Suddenly, the crowd of whites began to lurch away from the Greyhound station and toward the Trailways station a couple of streets away. We and the small group of blacks followed. We didn’t then know then that the Freedom Riders had separated into two groups in Atlanta, one riding a Greyhound bus and the other on a Trailways bus. The group on the Greyhound had been attacked when they arrived at the bus station in Anniston for the normal stop, and again just outside Anniston where their bus was firebombed and destroyed. The remaining group, on the Trailways bus, were, of course, going to the Trailways station. Bull O’Connor had received late word of the attack and quickly forwarded the change in plans to the KKK and his staff.

As we neared the Trailways station, I began to notice that many of the men in white shirts were carrying clubs and chains, which they half-heartedly tried to hide.
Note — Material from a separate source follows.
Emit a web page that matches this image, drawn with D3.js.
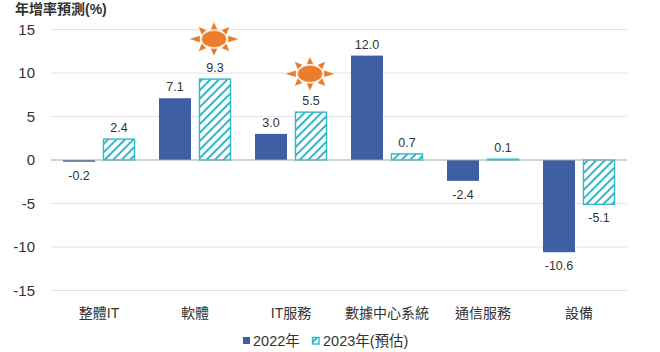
<!doctype html>
<html>
<head>
<meta charset="utf-8">
<script src="https://cdn.jsdelivr.net/npm/d3@7/dist/d3.min.js"></script>
<style>
  html, body { margin: 0; padding: 0; background: #fff; }
  svg { display: block; }
  text { font-family: "Liberation Sans", "Noto Sans CJK TC", sans-serif; }
</style>
</head>
<body>
<svg width="660" height="352"></svg>
<script>
var categories = ["整體IT", "軟體", "IT服務", "數據中心系統", "通信服務", "設備"];
var values2022 = [-0.2, 7.1, 3.0, 12.0, -2.4, -10.6];
var values2023 = [2.4, 9.3, 5.5, 0.7, 0.1, -5.1];
var yTicks = [-15, -10, -5, 0, 5, 10, 15];
var seriesNames = ["2022年", "2023年(預估)"];
var sunCategories = ["軟體", "IT服務"];
var sunLevels = [13.9, 9.9];

var svg = d3.select("svg");
var blue = "#3f5fa5", teal = "#2fb8c9";

var xScale = d3.scaleBand().domain(categories).range([51, 627]);
var yScale = d3.scaleLinear().domain([-15, 15]).range([290.5, 29.5]);
var series = d3.scaleBand().domain(seriesNames).range([0, 96]).paddingInner(0.2).paddingOuter(0.3);

// hatch for the forecast bars
var pattern = svg.append("defs").append("pattern")
    .attr("id", "hatch")
    .attr("patternUnits", "userSpaceOnUse")
    .attr("width", 6).attr("height", 6)
    .attr("patternTransform", "rotate(45)");
pattern.append("rect").attr("width", 6).attr("height", 6).attr("fill", "#fff");
pattern.append("rect").attr("width", 2).attr("height", 6).attr("fill", teal);

// gridlines
svg.append("g").selectAll("line").data(yTicks.filter(function(d) { return d != 0; })).join("line")
    .attr("x1", 51).attr("x2", 627)
    .attr("y1", function(d) { return yScale(d); })
    .attr("y2", function(d) { return yScale(d); })
    .attr("stroke", "#e2e2e2").attr("stroke-width", 1);

// y axis labels
var yAxis = d3.axisLeft(yScale).tickValues(yTicks).tickSize(0).tickPadding(0)
    .tickFormat(function(d) { return d; });
var yG = svg.append("g").attr("transform", "translate(35,0)").call(yAxis);
yG.select(".domain").remove();
yG.selectAll("text").attr("font-size", 15).attr("fill", "#333")
    .style("font-family", "Liberation Sans");

// bars
function barY(v) { return Math.min(yScale(v), yScale(0)); }
function barH(v) { return Math.abs(yScale(v) - yScale(0)); }

svg.append("g").selectAll("rect").data(values2022).join("rect")
    .attr("x", function(d, i) { return xScale(categories[i]) + series(seriesNames[0]); })
    .attr("y", barY)
    .attr("width", series.bandwidth())
    .attr("height", barH)
    .attr("fill", blue);

svg.append("g").selectAll("rect").data(values2023).join("rect")
    .attr("x", function(d, i) { return xScale(categories[i]) + series(seriesNames[1]) + 0.5; })
    .attr("y", barY)
    .attr("width", series.bandwidth() - 1)
    .attr("height", barH)
    .attr("fill", "url(#hatch)")
    .attr("stroke", teal).attr("stroke-width", 1.4);

// zero line
svg.append("line")
    .attr("x1", 51).attr("x2", 627)
    .attr("y1", yScale(0)).attr("y2", yScale(0))
    .attr("stroke", "#a6a6a6").attr("stroke-width", 1.2);

// value labels
function addLabels(vals, name) {
    svg.append("g").selectAll("text").data(vals).join("text")
        .attr("x", function(d, i) { return xScale(categories[i]) + series(name) + series.bandwidth() / 2; })
        .attr("y", function(d) { return d < 0 ? yScale(d) + 18 : yScale(d) - 7; })
        .attr("text-anchor", "middle")
        .attr("font-size", 12.5).attr("fill", "#333")
        .text(function(d) { return d.toFixed(1); });
}
addLabels(values2022, seriesNames[0]);
addLabels(values2023, seriesNames[1]);

// x labels
svg.append("g").selectAll("text").data(categories).join("text")
    .attr("x", function(d) { return xScale(d) + xScale.bandwidth() / 2; })
    .attr("y", 318)
    .attr("text-anchor", "middle")
    .attr("font-size", 14).attr("fill", "#333")
    .text(function(d) { return d; });

// title
svg.append("text")
    .attr("x", 15).attr("y", 14)
    .attr("font-size", 14).attr("font-weight", "bold").attr("fill", "#333")
    .text("年增率預測(%)");

// suns
var rays = d3.range(8).map(function(i) { return i * 45; });
var sunG = svg.append("g").selectAll("g").data(sunCategories).join("g")
    .attr("transform", function(d, i) {
        return "translate(" + (xScale(d) + xScale.bandwidth() / 2 + 19) + "," + yScale(sunLevels[i]) + ")";
    });
sunG.selectAll("path").data(rays).join("path")
    .attr("transform", function(a) {
        var rad = a * Math.PI / 180;
        // long rays left and right, short ones up and down
        var ox = Math.cos(rad) * 14, oy = Math.sin(rad) * 9.5;
        var len = (a % 180 == 0) ? 1.1 : (a % 90 == 0 ? 0.75 : 0.8);
        return "translate(" + ox.toFixed(2) + "," + oy.toFixed(2) + ") rotate(" + a + ") scale(" + len + ",1)";
    })
    .attr("d", d3.line()([[0, -3.5], [10, 0], [0, 3.5]]) + "Z")
    .attr("fill", "#e87b27").attr("stroke", "#fff").attr("stroke-width", 0.4);
sunG.append("ellipse")
    .attr("rx", 12.5).attr("ry", 8.5)
    .attr("fill", "#ec7d2c").attr("stroke", "#fbe3cf").attr("stroke-width", 0.8);

// legend
var legendY = 342;
svg.append("rect").attr("x", 243).attr("y", legendY - 5).attr("width", 7).attr("height", 7).attr("fill", blue);
svg.append("text").attr("x", 253).attr("y", legendY + 4).attr("font-size", 14.5).attr("fill", "#333").text(seriesNames[0]);
svg.append("rect").attr("x", 312.5).attr("y", legendY - 4.5).attr("width", 6.5).attr("height", 6.5)
    .attr("fill", "url(#hatch)").attr("stroke", teal).attr("stroke-width", 1.4);
svg.append("text").attr("x", 323).attr("y", legendY + 4).attr("font-size", 14.5).attr("fill", "#333").text(seriesNames[1]);
</script>
</body>
</html>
I guess I knew then they were the Klan and that something bad was going to happen. About 4 pm, some of the Klan entered the bus station lobby and shortly a bus appeared and entered the arrival area. We stayed outside on the street across from the station and joined in with the white crowd yelling terrible things at the blacks. But at least outside, the two groups remained separated. Inside, a riot erupted and what happened is a well-documented history. We did not know then exactly what was happening, but we could guess. And we joined with the taunts of the remaining whites outside.

The whole thing inside lasted only a few minutes. Suddenly, the group of whites outside broke and ran toward the singing blacks outside the station and began to beat them, using the sticks and ball bats and chains. I was frozen and could not really believe what I was seeing. The whites greatly outnumbered the blacks and, in short order, most of the blacks were on the ground bleeding. I was sick in the pit of my stomach. Until that moment, I did not really understand how much hate was in Birmingham.

Almost in synchrony, the riot and beatings stopped, and the whites began to run away from the station just as the sound of police sirens could be heard. I didn’t know then that was the Bull’s choreography.

I guessed it was time to leave too and I told my troop of Muggsters to run for our car, Glen T’s 57 Chevy. And we did. The car was eerily quiet on the way home. Glen let me off at our house on 9th avenue and I trudged up the stairs into the house, somewhat ashamed of having gone to the bus station. Later that night, the whole episode of the Freedom Riders in Alabama was on national news. I watched, still nauseous about what I had seen that day. I never did tell my mother we had been down at the bus station. She would have killed me.

But that day changed my perspective on race. I had seen close up what racial hate could do. I had seen close up the courage of the black people who were fighting for their rights. I knew then the south had to change. I knew I had to change.